▶ **Aim of the exercise**
Write out the entire listing below exactly, with the pictures left out.

▶ **Data block**
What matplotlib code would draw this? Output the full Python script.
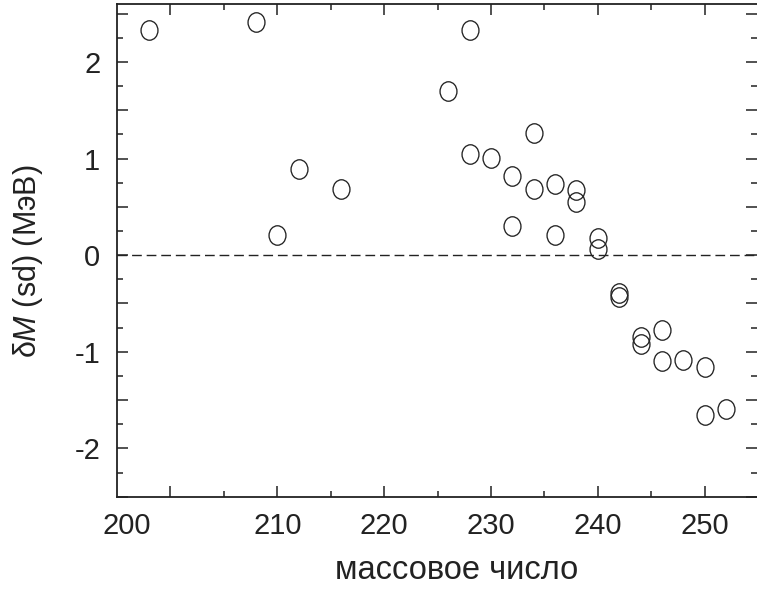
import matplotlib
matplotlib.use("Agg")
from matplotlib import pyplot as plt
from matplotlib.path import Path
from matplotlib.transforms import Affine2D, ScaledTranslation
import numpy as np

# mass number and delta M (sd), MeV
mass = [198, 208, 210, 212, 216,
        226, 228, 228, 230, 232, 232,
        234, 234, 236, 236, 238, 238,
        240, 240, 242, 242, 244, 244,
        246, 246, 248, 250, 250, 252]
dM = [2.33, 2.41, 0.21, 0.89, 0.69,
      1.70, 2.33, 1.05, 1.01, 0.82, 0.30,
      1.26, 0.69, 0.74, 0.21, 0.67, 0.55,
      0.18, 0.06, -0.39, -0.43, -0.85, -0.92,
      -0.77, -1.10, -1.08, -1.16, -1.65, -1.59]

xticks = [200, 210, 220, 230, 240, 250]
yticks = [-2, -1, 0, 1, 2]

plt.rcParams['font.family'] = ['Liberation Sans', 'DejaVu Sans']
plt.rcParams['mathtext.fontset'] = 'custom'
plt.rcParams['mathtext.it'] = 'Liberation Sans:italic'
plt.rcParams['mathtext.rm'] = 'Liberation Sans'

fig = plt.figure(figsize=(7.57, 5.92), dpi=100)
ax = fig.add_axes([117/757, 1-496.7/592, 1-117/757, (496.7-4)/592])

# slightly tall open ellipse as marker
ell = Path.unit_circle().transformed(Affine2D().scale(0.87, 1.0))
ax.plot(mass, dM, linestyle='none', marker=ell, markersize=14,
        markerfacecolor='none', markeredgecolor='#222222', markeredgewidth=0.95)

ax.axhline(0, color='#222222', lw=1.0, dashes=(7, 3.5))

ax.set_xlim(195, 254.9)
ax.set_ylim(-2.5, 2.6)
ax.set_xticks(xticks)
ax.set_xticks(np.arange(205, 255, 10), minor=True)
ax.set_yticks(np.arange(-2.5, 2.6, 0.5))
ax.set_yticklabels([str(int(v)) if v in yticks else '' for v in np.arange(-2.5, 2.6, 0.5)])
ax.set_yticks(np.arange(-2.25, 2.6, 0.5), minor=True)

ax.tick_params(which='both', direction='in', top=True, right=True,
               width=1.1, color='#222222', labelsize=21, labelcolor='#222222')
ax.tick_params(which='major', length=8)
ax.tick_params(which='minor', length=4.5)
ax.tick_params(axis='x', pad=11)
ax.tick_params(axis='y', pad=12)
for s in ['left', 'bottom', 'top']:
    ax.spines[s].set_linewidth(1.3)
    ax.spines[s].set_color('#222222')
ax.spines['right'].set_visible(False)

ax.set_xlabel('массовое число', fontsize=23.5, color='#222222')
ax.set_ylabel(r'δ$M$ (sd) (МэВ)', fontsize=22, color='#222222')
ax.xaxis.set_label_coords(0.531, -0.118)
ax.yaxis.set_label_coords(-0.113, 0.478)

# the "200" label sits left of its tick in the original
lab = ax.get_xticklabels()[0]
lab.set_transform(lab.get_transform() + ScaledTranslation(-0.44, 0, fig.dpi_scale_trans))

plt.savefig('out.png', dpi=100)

▶ **Result of this exercise**
What matplotlib code would draw this? Output the full Python script.
import matplotlib
matplotlib.use("Agg")
from matplotlib import pyplot as plt
from matplotlib.path import Path
from matplotlib.transforms import Affine2D, ScaledTranslation
import numpy as np

# mass number and delta M (sd), MeV
mass = [198, 208, 210, 212, 216,
        226, 228, 228, 230, 232, 232,
        234, 234, 236, 236, 238, 238,
        240, 240, 242, 242, 244, 244,
        246, 246, 248, 250, 250, 252]
dM = [2.33, 2.41, 0.21, 0.89, 0.69,
      1.70, 2.33, 1.05, 1.01, 0.82, 0.30,
      1.26, 0.69, 0.74, 0.21, 0.67, 0.55,
      0.18, 0.06, -0.39, -0.43, -0.85, -0.92,
      -0.77, -1.10, -1.08, -1.16, -1.65, -1.59]

xticks = [200, 210, 220, 230, 240, 250]
yticks = [-2, -1, 0, 1, 2]

plt.rcParams['font.family'] = ['Liberation Sans', 'DejaVu Sans']
plt.rcParams['mathtext.fontset'] = 'custom'
plt.rcParams['mathtext.it'] = 'Liberation Sans:italic'
plt.rcParams['mathtext.rm'] = 'Liberation Sans'

fig = plt.figure(figsize=(7.57, 5.92), dpi=100)
ax = fig.add_axes([117/757, 1-496.7/592, 1-117/757, (496.7-4)/592])

# slightly tall open ellipse as marker
ell = Path.unit_circle().transformed(Affine2D().scale(0.87, 1.0))
ax.plot(mass, dM, linestyle='none', marker=ell, markersize=14,
        markerfacecolor='none', markeredgecolor='#222222', markeredgewidth=0.95)

ax.axhline(0, color='#222222', lw=1.0, dashes=(7, 3.5))

ax.set_xlim(195, 254.9)
ax.set_ylim(-2.5, 2.6)
ax.set_xticks(xticks)
ax.set_xticks(np.arange(205, 255, 10), minor=True)
ax.set_yticks(np.arange(-2.5, 2.6, 0.5))
ax.set_yticklabels([str(int(v)) if v in yticks else '' for v in np.arange(-2.5, 2.6, 0.5)])
ax.set_yticks(np.arange(-2.25, 2.6, 0.5), minor=True)

ax.tick_params(which='both', direction='in', top=True, right=True,
               width=1.1, color='#222222', labelsize=21, labelcolor='#222222')
ax.tick_params(which='major', length=8)
ax.tick_params(which='minor', length=4.5)
ax.tick_params(axis='x', pad=11)
ax.tick_params(axis='y', pad=12)
for s in ['left', 'bottom', 'top']:
    ax.spines[s].set_linewidth(1.3)
    ax.spines[s].set_color('#222222')
ax.spines['right'].set_visible(False)

ax.set_xlabel('массовое число', fontsize=23.5, color='#222222')
ax.set_ylabel(r'δ$M$ (sd) (МэВ)', fontsize=22, color='#222222')
ax.xaxis.set_label_coords(0.531, -0.118)
ax.yaxis.set_label_coords(-0.113, 0.478)

# the "200" label sits left of its tick in the original
lab = ax.get_xticklabels()[0]
lab.set_transform(lab.get_transform() + ScaledTranslation(-0.44, 0, fig.dpi_scale_trans))

plt.savefig('out.png', dpi=100)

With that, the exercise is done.